Judge Salvador Sarmiento May Settle Ticket Flap and Latest Alleged Judicial End-Around


The Commission
on Judicial Performance was all set today for a disciplinary hearing against Orange County Superior Court Judge Salvador Sarmiento, who is accused of trying to influence a fellow jurist's handling of a traffic ticket for his wife.

But the so-called Panel of Special Masters called off the hearing because a settlement is in the works.
]

“The
commission's decision to accept or reject the proposed disposition will be
issued in due course,” reads a statement from the commission.

For his alleged intervention in the proceedings concerning a Nov. 18,
2010, citation Santa Ana Police issued his wife for failing to
yield to a pedestrian in a crosswalk, Sarmiento is accused of improper action, willful misconduct
in office and conduct prejudicial to the administration of justice that brings the
judicial office into disrepute.

Mrs. Sarmiento did not pay the $234 bail
or appear in court by a Jan. 19, 2011, deadline, so the matter was sent to the
Superior Court collection unit. That's when Judge Sarmiento is accused of approaching traffic Commissioner Carmen Luege to get a $300 civil assessment that
had been added to the ticket waived.

When Sarmiento's clerk later checked the status on the ticket and saw that the assessment was still noted, the judge allegedly persuaded Luege to set a trial date. His wife showed up, pleaded guilty and paid the full fine, including the civil
assessment.

Sarmiento vehemently denies any wrongdoing, claiming his interactions with his clerk and Luege regarding the ticket were simply to find out the proper procedures one must follow.

“Judge
Sarmiento's sole and exclusive motivation was to handle this matter ethically
and efficiently as possible,” reads the response filed by his attorneys Randall A. Miller and Scott Newman of
the Los Angeles law firm Miller LLP.

Of course, you'd think Sarmiento would already know the proper procedures for dealing with tickets, since he was an Orange County Superior Court commissioner from 1997 until he was appointed a judge of the same on Aug. 7, 2003.


In 2009, Sarmiento was named the 22nd president of UC Irvine's Alumni Association. Speaking of UCI, Sarmiento had previously presided over the messy divorce of Newport Coast billionaire Henry T. Nicholas III, the Broadcom co-founder who has made major contributions to the university's engineering and computer science programs and established The
Nicholas Prize, which recognizes
innovative collaborative research. (The engineering school is named after Broadcom of Irvine's other co-founder, Henry Samueli.)

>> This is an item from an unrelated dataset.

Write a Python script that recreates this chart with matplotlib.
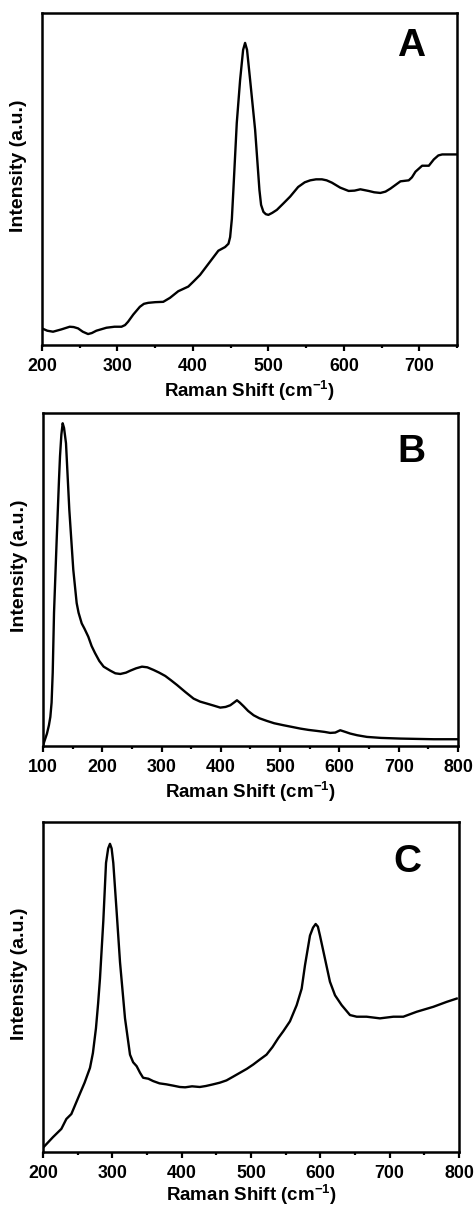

Nicholas had convinced Sarmiento to keep sealed for three years public records that included everything from divorce allegations of drug abuse and a sex dungeon to simple attorney service notices and the case docket that merely
lists documents in the matter.

Moxley Confidential: Henry Nicholas' Divorce Is More Secret Than Yours

Judge James L. Waltz eventually assumed Sarmiento's divorce court duties. Over Nicholas' objections that keeping the records sealed protected the location of his children, Waltz in July 2010 agreed with briefs filed by the Los Angeles Times that argued Sarmiento's order had been both contrary to
ordinary procedures and bizarre. 

Seconding that emotion was a three-judge panel of the Orange County-based state appellate court, which slammed Sarmiento and his management of records and praised Waltz for the same.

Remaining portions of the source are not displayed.